DVD SPECIAL FEATURES: Audio commentary with Kevin Costner; 'America’s Open Range' — a historical journey back in time to the real open range of the 1800s, narrated by Kevin Costner; Deleted scenes with commentary by Kevin Costner; Storyboarding: Open Range; Music video montage.

WHEN Kevin Costner does a Western, people tend to sit up and take notice, as the actor has consistently demonstrated a supreme ability to fulfil the requirements of the genre in an honest and often thrilling way.

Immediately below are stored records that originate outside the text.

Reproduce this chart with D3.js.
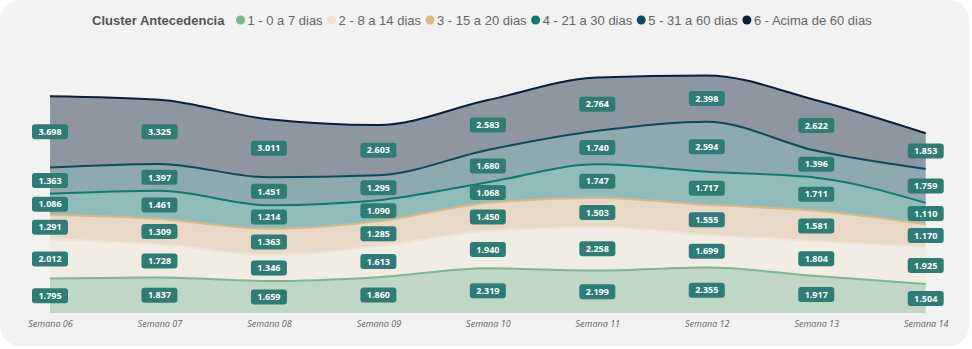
<!DOCTYPE html>
<html lang="pt">
<head>
<meta charset="UTF-8">
<title>Cluster Antecedencia</title>
<script src="https://d3js.org/d3.v7.min.js"></script>
<style>
    body { margin: 0; background: #ffffff; }
    svg { display: block; }
    .legend text { font-family: "Liberation Sans", Arial, sans-serif; font-size: 13px; fill: #666; }
    .legend .title { font-weight: bold; fill: #555; }
    .x-axis text { font-family: "Open Sans", sans-serif; font-style: italic; font-size: 9px; fill: #666; }
    .value-label text { font-family: "Open Sans", sans-serif; font-weight: bold; font-size: 9px; fill: #fff; }
</style>
</head>
<body>
<svg id="chart" width="972" height="349"></svg>
<script>
    const width = 972, height = 349;

    // Weeks and clusters
    const weeks = ["Semana 06", "Semana 07", "Semana 08", "Semana 09", "Semana 10",
                   "Semana 11", "Semana 12", "Semana 13", "Semana 14"];
    const clusters = ["1 - 0 a 7 dias", "2 - 8 a 14 dias", "3 - 15 a 20 dias",
                      "4 - 21 a 30 dias", "5 - 31 a 60 dias", "6 - Acima de 60 dias"];
    const colors = ["#7fb58f", "#efe3d2", "#d9b98a", "#137870", "#0f4a5c", "#0b1f3a"];

    // Quantity per cluster, one value per week
    const c1 = [1795, 1837, 1659, 1860, 2319, 2199, 2355, 1917, 1504];
    const c2 = [2012, 1728, 1346, 1613, 1940, 2258, 1699, 1804, 1925];
    const c3 = [1291, 1309, 1363, 1285, 1450, 1503, 1555, 1581, 1170];
    const c4 = [1086, 1461, 1214, 1090, 1068, 1747, 1717, 1711, 1110];
    const c5 = [1363, 1397, 1451, 1295, 1680, 1740, 2594, 1396, 1759];
    const c6 = [3698, 3325, 3011, 2603, 2583, 2764, 2398, 2622, 1853];
    const series = [c1, c2, c3, c4, c5, c6];

    const rows = weeks.map((w, i) => {
        const r = { week: w };
        clusters.forEach((c, j) => r[c] = series[j][i]);
        return r;
    });

    const fmt = d3.formatLocale({ decimal: ",", thousands: ".", grouping: [3], currency: ["R$", ""] }).format(",d");

    const svg = d3.select("#chart");

    // card background
    svg.append("rect")
        .attr("x", 0).attr("y", 0)
        .attr("width", 969).attr("height", 346)
        .attr("rx", 20)
        .attr("fill", "#f2f2f2");

    const x = d3.scalePoint().domain(weeks).range([50, 925.7]);
    const y = d3.scaleLinear().domain([0, 14000]).range([313, 43]);

    const stacked = d3.stack().keys(clusters)(rows);

    const area = d3.area()
        .x(d => x(d.data.week))
        .y0(d => y(d[0]))
        .y1(d => y(d[1]))
        .curve(d3.curveMonotoneX);

    const topLine = d3.line()
        .x(d => x(d.data.week))
        .y(d => y(d[1]))
        .curve(d3.curveMonotoneX);

    svg.append("g").selectAll("path")
        .data(stacked)
        .join("path")
        .attr("d", area)
        .attr("fill", (d, i) => colors[i])
        .attr("fill-opacity", 0.44);

    svg.append("g").selectAll("path")
        .data(stacked)
        .join("path")
        .attr("d", topLine)
        .attr("fill", "none")
        .attr("stroke", (d, i) => colors[i])
        .attr("stroke-width", 2);

    // data labels centred in each band
    const labels = svg.append("g").attr("class", "value-label");
    stacked.forEach(layer => {
        const g = labels.selectAll(null)
            .data(layer)
            .join("g")
            .attr("transform", d => `translate(${x(d.data.week)},${(y(d[0]) + y(d[1])) / 2})`);
        g.append("rect")
            .attr("x", -18).attr("y", -7.5)
            .attr("width", 36).attr("height", 15)
            .attr("rx", 3)
            .attr("fill", "#2f7b75");
        g.append("text")
            .attr("text-anchor", "middle")
            .attr("dy", "0.35em")
            .text(d => fmt(d[1] - d[0]));
    });

    // x axis
    svg.append("g")
        .attr("class", "x-axis")
        .attr("transform", "translate(0,313)")
        .call(d3.axisBottom(x).tickSize(0).tickPadding(8))
        .call(g => g.select(".domain").remove())
        .selectAll("text")
        .attr("font-family", null)
        .attr("font-size", null);

    // legend
    const legend = svg.append("g").attr("class", "legend").attr("transform", "translate(0,20)");
    const title = legend.append("text")
        .attr("class", "title")
        .attr("x", 92).attr("dy", "0.35em")
        .text("Cluster Antecedencia");
    let lx = 92 + title.node().getComputedTextLength() + 12;
    clusters.forEach((c, i) => {
        legend.append("circle")
            .attr("cx", lx + 4).attr("cy", 0).attr("r", 4.5)
            .attr("fill", colors[i]);
        const t = legend.append("text")
            .attr("x", lx + 11).attr("dy", "0.35em")
            .text(c);
        lx = lx + 11 + t.node().getComputedTextLength() + 5;
    });
</script>
</body>
</html>
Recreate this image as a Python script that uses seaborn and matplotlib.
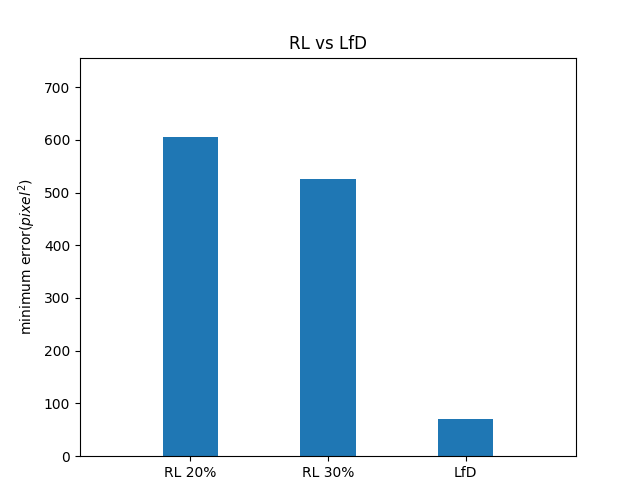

Take his seminal moment, Dances With Wolves, which won Oscars, despite being dubbed ‘Kevin’s Gate’ during the film-making process, or, to a lesser extent, Wyatt Earp, which provided a stylish, if overlong, insight, into one of the West’s great legends.

Heck, Costner even cut his teeth, when breaking through, in the feel-good Western, Silverado, in which he practically rode in and stole the show from the likes of Kevin Kline, Danny Glover and Scott Glenn.

His latest, Open Range, which marks his third film as director, is a similarly classy affair, an affectionate homage to the classic Westerns of the past, which also possesses the revisionist style of more modern fare, such as Clint Eastwood’s Unforgiven.

Essentially a two-hander, between Costner and Robert Duvall, the film finds the pair as, respectively, Charley Waite and Boss Spearman, two cattle-men, or ‘free-grazers’, who fall foul of a frontier town’s corrupt sheriff and its powerful rancher, and subsequently making a stand against them.

For both Charley and Boss, the open range represents a refuge from past demons, as well as a place to roam free, and they remain bound to each other by the disappearing ‘code of the West’ - whereby men stand up for what’s right and show loyalty to those closest to them.

When one of their cattlemen is killed, following a protracted run-in with the henchmen of Michael Gambon’s corrupt rancher, and their youngest cow-hand is severely injured, Charley and Boss vow to ‘set things right’, riding to the nearby frontier town to serve their own form of justice on the men they deem responsible.

In so doing, loner, Charley, finds himself falling in love with one of the town’s doctors - Annette Bening’s spirited Sue Barlow - and forced to confront his troubled past, with a view to ‘laying down roots’ for the first time, while Boss begins to consider the possibility of hanging up his own saddle, and running a saloon. But first they must survive their inevitable showdown with Gambon and cohorts…

While certainly nothing new, in terms of structure or content, Open Range works so well for a number of reasons, most notable of which is the chemistry between the central partnership.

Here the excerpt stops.